Development


Initial Planning and Inspiration

Without device drivers and interfaces, a networking stack is ultimately limited. While it can process packets and manage protocol logic, it lacks utility without a way to interface with actual network hardware or emulation. To avoid this during early development, I built the stack on top of Linux user-space, using tun/tap interfaces to simulate the environment.

Packet Representation

One of the most influential references was smoltcp, a minimalist TCP/IP stack written in Rust. They are one of the most well-maintained/fleshed-out implementations for a user networking stack in Rust. They separate protocol logic and with memory-safe packet parsing, which I stole. In particular, I used their design setup of Packet structs that wrap raw byte buffers and provide accessor methods using bit-level manipulation. It ensures safety without sacrificing performance, and it cleanly abstracts protocol headers like IPv4, TCP, and UDP.

Interface and State Management

rust-user-net informed how I organized global state. Rather than having scattered socket and address state across modules, rust-user-net encapsulates everything inside a central Interface structure. I followed a similar idea: all sockets, local addresses, and the routing table are managed within a single Interface, making it easier to pass around and manage shared state. This structure became the core API that applications interact with.

TAP Setup and Protocol Flow

microps provided clarity on the basic structure of a network stack. Its use of the tap0 device for input/output, layering of protocols, and socket management provided a clean mental model. I borrowed their step-by-step packet handling pipeline to shape how incoming packets are demultiplexed (e.g., based on EtherType, IP protocol, and ports) and how outbound packets are constructed before writing to the interface. Although written in C, the general setup on Linux was very useful to getting me started.


Learning Rust and Locking Challenges

This was my first project using Rust, and learning the language alongside systems-level design presented a steep learning curve. One of the major hurdles was dealing with concurrent access to sockets, especially when it came to blocking operations like waiting for data to arrive.

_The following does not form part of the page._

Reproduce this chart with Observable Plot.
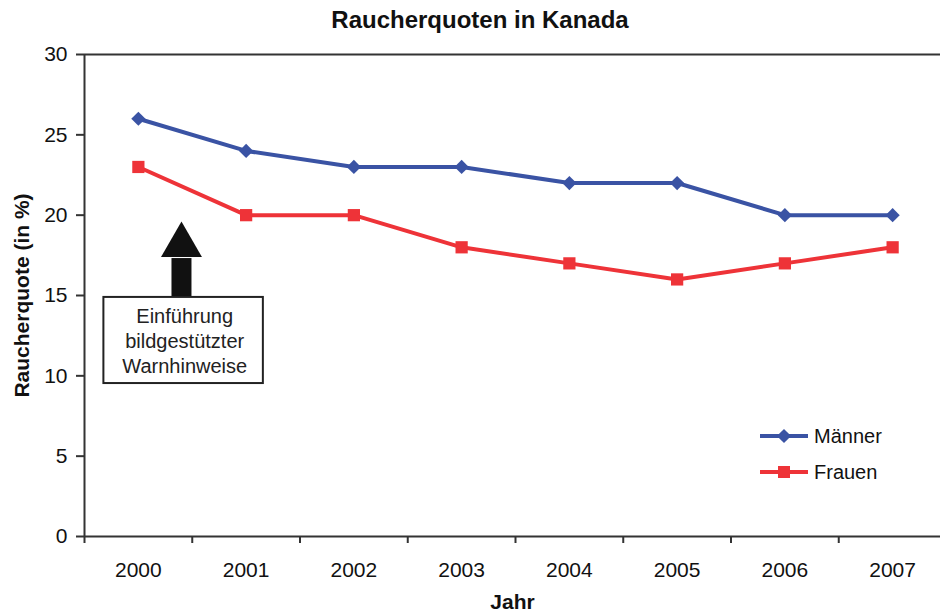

At first, I used a single global lock on the socket table (inside Interface). This worked for simple cases, but quickly led to deadlocks: for example, a thread waiting to recv() on a socket would hold the lock, preventing another thread from delivering incoming packets to that same socket.

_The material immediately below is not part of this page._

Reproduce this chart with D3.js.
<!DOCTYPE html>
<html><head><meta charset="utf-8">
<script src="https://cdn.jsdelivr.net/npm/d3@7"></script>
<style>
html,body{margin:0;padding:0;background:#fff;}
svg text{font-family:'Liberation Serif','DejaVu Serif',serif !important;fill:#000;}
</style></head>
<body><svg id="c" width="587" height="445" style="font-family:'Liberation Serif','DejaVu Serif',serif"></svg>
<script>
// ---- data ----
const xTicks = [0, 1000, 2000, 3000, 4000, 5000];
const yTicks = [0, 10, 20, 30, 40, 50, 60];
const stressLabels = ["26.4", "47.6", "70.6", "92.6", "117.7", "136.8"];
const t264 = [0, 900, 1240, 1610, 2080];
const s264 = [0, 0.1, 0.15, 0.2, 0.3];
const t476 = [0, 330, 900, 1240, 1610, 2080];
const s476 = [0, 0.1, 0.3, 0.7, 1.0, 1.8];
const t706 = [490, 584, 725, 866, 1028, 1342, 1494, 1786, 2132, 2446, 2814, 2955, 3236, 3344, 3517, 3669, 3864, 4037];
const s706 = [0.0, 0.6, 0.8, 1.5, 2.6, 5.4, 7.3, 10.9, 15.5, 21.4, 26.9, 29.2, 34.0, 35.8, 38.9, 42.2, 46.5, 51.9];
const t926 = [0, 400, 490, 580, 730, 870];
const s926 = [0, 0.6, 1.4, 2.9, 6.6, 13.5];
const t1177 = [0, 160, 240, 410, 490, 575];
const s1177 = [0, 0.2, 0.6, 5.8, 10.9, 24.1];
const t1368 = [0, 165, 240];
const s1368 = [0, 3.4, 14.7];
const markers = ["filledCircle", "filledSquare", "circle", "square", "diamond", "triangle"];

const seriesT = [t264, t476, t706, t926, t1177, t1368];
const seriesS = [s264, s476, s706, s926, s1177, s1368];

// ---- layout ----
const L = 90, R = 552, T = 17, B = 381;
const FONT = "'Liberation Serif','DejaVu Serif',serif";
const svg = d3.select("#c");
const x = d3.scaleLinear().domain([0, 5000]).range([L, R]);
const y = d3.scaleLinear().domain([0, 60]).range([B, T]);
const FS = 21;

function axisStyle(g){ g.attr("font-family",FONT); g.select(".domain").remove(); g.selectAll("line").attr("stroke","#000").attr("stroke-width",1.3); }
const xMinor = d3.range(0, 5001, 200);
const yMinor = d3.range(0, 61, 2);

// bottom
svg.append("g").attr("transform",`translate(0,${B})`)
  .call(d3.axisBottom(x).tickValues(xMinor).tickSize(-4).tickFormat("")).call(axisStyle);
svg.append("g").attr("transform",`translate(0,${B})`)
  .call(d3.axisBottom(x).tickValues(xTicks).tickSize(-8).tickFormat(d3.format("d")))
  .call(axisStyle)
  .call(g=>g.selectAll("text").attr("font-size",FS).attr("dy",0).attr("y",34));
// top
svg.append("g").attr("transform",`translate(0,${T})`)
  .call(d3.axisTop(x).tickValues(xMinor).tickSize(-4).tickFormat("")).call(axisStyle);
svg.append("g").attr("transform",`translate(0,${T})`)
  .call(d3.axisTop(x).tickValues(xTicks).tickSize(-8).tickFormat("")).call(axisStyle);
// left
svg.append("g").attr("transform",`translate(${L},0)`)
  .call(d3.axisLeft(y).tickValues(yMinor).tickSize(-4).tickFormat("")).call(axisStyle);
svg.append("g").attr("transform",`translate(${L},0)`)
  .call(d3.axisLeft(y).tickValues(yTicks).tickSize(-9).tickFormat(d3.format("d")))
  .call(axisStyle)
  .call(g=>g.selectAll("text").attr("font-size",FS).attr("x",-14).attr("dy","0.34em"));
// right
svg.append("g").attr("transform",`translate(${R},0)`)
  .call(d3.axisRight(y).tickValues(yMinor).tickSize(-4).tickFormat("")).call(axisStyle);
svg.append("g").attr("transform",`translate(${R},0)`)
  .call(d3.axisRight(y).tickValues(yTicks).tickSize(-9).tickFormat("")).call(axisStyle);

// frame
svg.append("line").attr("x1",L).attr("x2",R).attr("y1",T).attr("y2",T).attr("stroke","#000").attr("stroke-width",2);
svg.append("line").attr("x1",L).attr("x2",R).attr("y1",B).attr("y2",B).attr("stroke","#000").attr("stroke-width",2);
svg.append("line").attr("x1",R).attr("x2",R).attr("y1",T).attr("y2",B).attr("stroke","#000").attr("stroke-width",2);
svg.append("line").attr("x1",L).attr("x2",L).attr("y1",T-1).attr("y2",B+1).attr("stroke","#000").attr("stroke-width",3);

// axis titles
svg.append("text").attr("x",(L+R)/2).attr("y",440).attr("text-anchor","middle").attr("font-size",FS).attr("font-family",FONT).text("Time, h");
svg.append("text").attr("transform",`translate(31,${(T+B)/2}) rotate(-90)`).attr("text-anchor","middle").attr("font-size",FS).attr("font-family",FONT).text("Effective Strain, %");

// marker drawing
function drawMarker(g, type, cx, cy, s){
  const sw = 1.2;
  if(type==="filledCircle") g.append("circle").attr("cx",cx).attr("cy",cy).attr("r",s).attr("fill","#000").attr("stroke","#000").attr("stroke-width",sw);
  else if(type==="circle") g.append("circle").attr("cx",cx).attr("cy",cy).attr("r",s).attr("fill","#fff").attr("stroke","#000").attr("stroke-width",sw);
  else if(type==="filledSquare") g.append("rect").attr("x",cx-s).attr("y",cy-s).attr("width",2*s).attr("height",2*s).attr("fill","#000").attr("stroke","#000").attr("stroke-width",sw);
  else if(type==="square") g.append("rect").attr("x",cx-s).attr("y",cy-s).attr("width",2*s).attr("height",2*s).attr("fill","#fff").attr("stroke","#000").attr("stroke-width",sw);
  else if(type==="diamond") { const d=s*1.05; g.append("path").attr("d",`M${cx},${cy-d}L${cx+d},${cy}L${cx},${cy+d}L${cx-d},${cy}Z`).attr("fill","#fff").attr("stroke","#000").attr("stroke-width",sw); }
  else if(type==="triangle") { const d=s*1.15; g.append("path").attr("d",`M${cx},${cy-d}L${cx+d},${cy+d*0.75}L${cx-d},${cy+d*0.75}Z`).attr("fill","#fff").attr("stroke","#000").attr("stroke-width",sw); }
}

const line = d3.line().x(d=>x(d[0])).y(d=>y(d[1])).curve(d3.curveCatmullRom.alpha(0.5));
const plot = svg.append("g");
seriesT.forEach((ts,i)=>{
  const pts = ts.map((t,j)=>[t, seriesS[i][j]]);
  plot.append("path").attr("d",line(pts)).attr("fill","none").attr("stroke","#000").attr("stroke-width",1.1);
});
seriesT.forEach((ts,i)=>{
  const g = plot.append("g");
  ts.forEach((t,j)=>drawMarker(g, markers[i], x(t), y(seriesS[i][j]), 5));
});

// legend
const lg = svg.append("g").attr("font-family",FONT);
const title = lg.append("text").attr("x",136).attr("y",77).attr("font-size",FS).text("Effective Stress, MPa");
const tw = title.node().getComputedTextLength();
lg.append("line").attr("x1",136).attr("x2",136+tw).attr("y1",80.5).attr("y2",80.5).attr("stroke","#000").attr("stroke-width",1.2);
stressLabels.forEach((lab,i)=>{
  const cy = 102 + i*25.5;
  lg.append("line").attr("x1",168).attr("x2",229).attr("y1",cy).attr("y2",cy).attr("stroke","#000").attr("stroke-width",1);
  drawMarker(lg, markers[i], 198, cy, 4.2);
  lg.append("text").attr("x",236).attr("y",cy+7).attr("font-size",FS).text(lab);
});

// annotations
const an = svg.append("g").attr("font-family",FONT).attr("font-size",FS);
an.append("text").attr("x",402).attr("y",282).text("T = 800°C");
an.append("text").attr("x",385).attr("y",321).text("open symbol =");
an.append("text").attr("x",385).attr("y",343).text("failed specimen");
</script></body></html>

To solve this, the design had to use finer-grained locking. Each socket must have its own internal mutex, allowing recv() to block independently without preventing packet delivery. The global socket table uses a read-write lock only for insertion/removal, not for regular access.

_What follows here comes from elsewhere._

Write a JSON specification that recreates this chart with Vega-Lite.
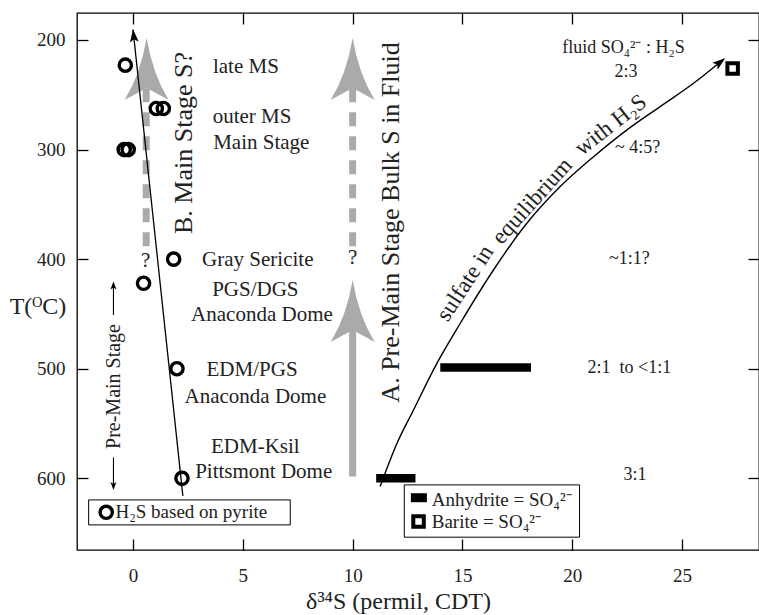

+-------------------------------------------+
|              Original Design              |
+-------------------------------------------+
| Global Mutex over all interface.sockets   |
|                                           |
| [recv()] --> holds lock                   |
|  meanwhile...                             |
| [packet arrives] --> tries to lock --> ❌ |
| DEADLOCK: recv holds the global lock      |
+-------------------------------------------+


+-------------------------------------------+
|              Improved Design              |
+-------------------------------------------+
| RwLock on socket table (for add/remove)   |
| Each socket has its own Mutex             |
|                                           |
| [recv()] --> locks socket only            |
| [packet arrives] --> locks same socket    |
| Both proceed independently                |
+-------------------------------------------+

This taught me a lot about concurrency in Rust, the Arc<Mutex<_>> pattern, and the importance of designing for lock granularity in systems with blocking operations.